When Derek McInnes walked through Pittodrie’s front door to replace the retiring Craig Brown in March, the operation was underway. As the door slammed shut behind him his patient was critical. His patient was Aberdeen Football Club.
Standing, he could see life. Everywhere he turned there were reminders of when this famous institution couldn’t be more alive, but reminders are not good enough.
McInnes wasted no time in getting to work – he couldn’t afford not to.
He insisted that experienced campaigners, Rory Fallon, Gavin Rae, Isaac Osbourne, Robert Milsom and Gary Naysmith would be given the chance to win extended deals in the north-east, along with youngsters Mitch Megginson and Dan Twardzik. They didn’t do enough. All, in fact, were shown the exit door – as well as Stephen Hughes and Jordan Brown, who were told they could find new clubs despite having a year to run on their contracts.
It was clear to see that the Paisley-born manager is a ruthless operator and while Josh Magennis – the only player to survive the cull – headed for the sun with his team mates, the foundations of the rebuilding job were in place.
By the end of May the dynamic Willo Flood was secured, quickly followed by Barry Robson as Dons fans began to buy in to their gaffer’s vision. Long-suffering Dandies had further reason for optimism in June with Ryan Jack committing his future to the club, following in the footsteps of star man Niall McGinn, who had also put pen to paper on a fresh deal.
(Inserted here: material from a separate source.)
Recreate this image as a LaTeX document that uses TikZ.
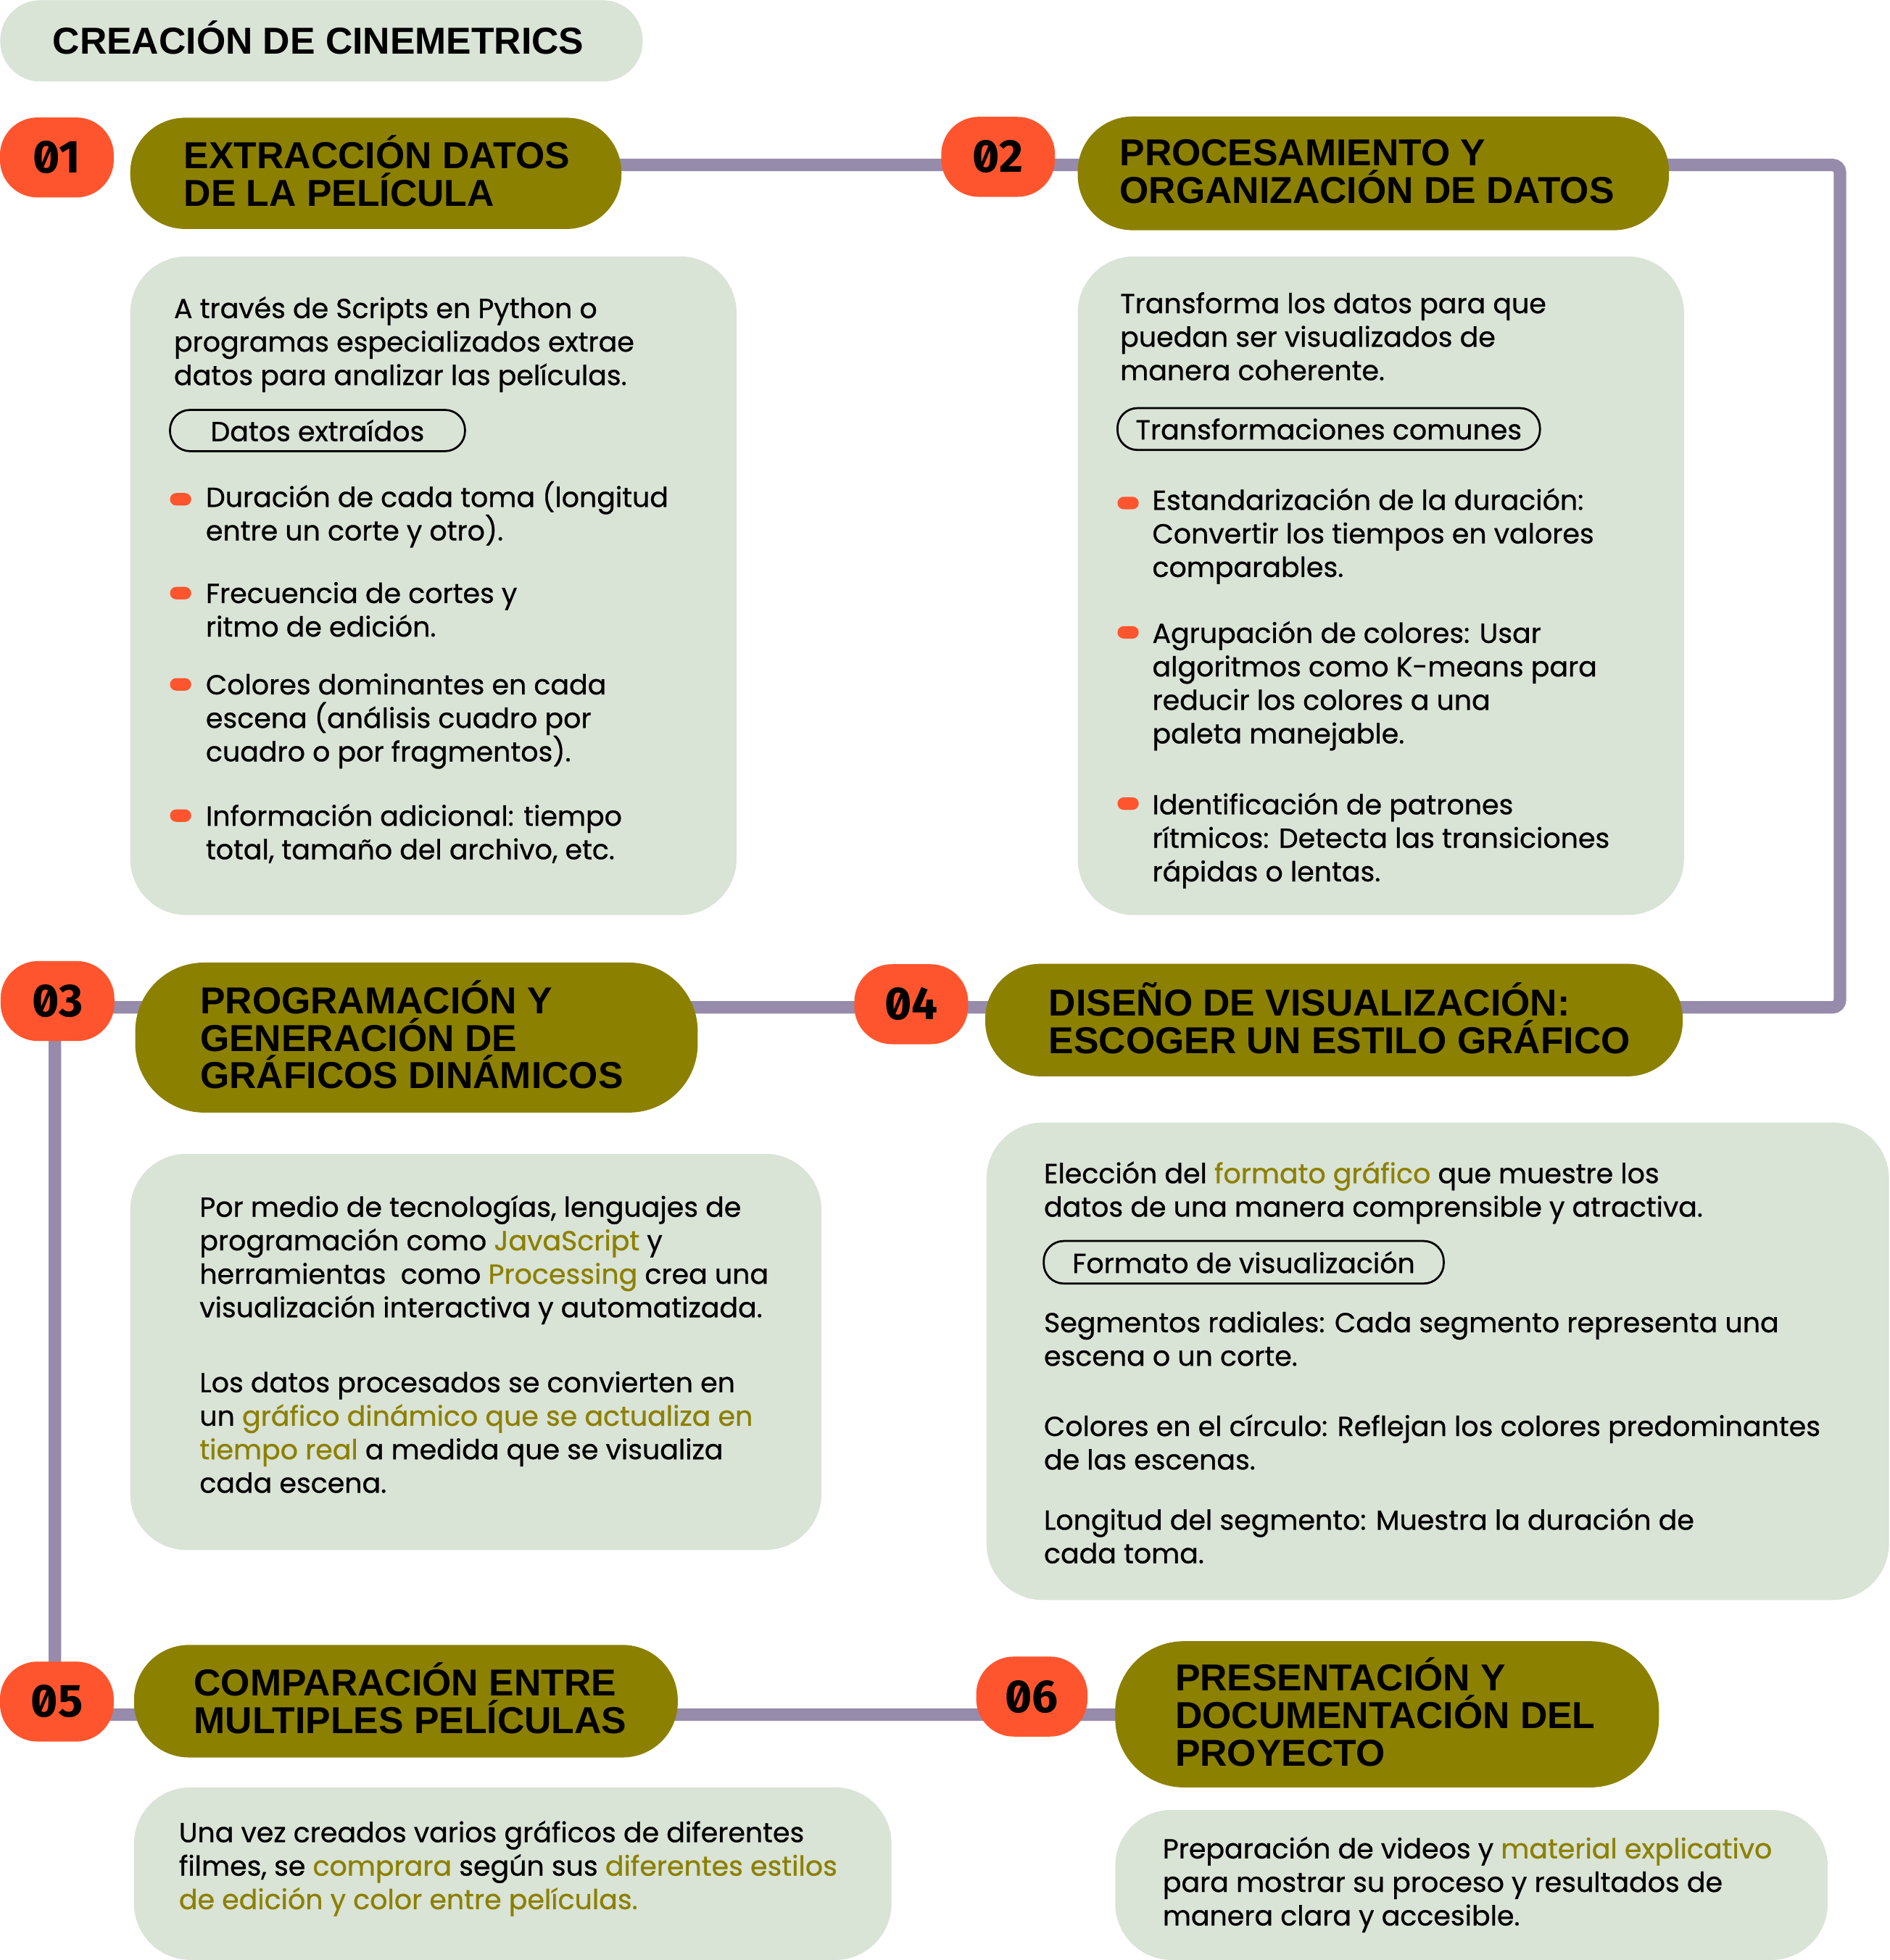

By the time the rigours of pre-season had started again, Calvin Zola, Gregg Wylde and Lawrence Shankland had been employed, helping their new club to a prolific pre-season in which they found the net 21 times.
Our patient was showing signs of improvement.
McInnes embarked on his first full campaign in the Pittodrie hot seat with a 2-1 win over Kilmarnock and by the time his charges had beaten Motherwell 3-1 at Fir Park the following weekend the hope among supporters that the Dons were back had gone – it had turned to belief.
But old habits die-hard and defeats to Celtic and Hearts had the Pittodrie punters squirming uncomfortably as they anticipated another slap in the face from their disillusioned giant. Extra time and penalties against Alloa in the League Cup and a history of shameful defeats to lower-league counterparts could mean only one thing – but not this time. As Mark Reynolds’ decisive penalty flashed behind Scott Bain these loyal punters were spared that obligatory slap.
For once Aberdeen had successfully negotiated their way past a lower-league opponent thanks to a 6-5 penalty success. Still a struggle, yes but it was mission accomplished.
Uninspiring maybe, but it seems success that night was telling. Aberdeen have gone on to claim eight points from a possible twelve as well as dishing out a 5-0 hammering to Falkirk, allowing them to progress to a League Cup quarter-final crunch with Motherwell.
McInnes has brought freshness, positivity and pride; qualities that had very much evaporated during the staleness of Mark McGhee and Craig Brown’s predominately ill-fated spells in the home dugout at Pittodrie. He has dealt admirably with injuries to key figures – a job requirement these days for any Aberdeen manager.
But unlike his predecessors, his faith in youngsters has paid dividends, so much so that fit-again McGinn, Robson, Flood and Anderson will have to call on years of experience to dislodge the kids vying for their places.
Some Derek McInnes medicine was just what the doctor ordered. Aberdeen Football Club are not out of the woods yet but at least they’re sitting up, aware of their surroundings once again.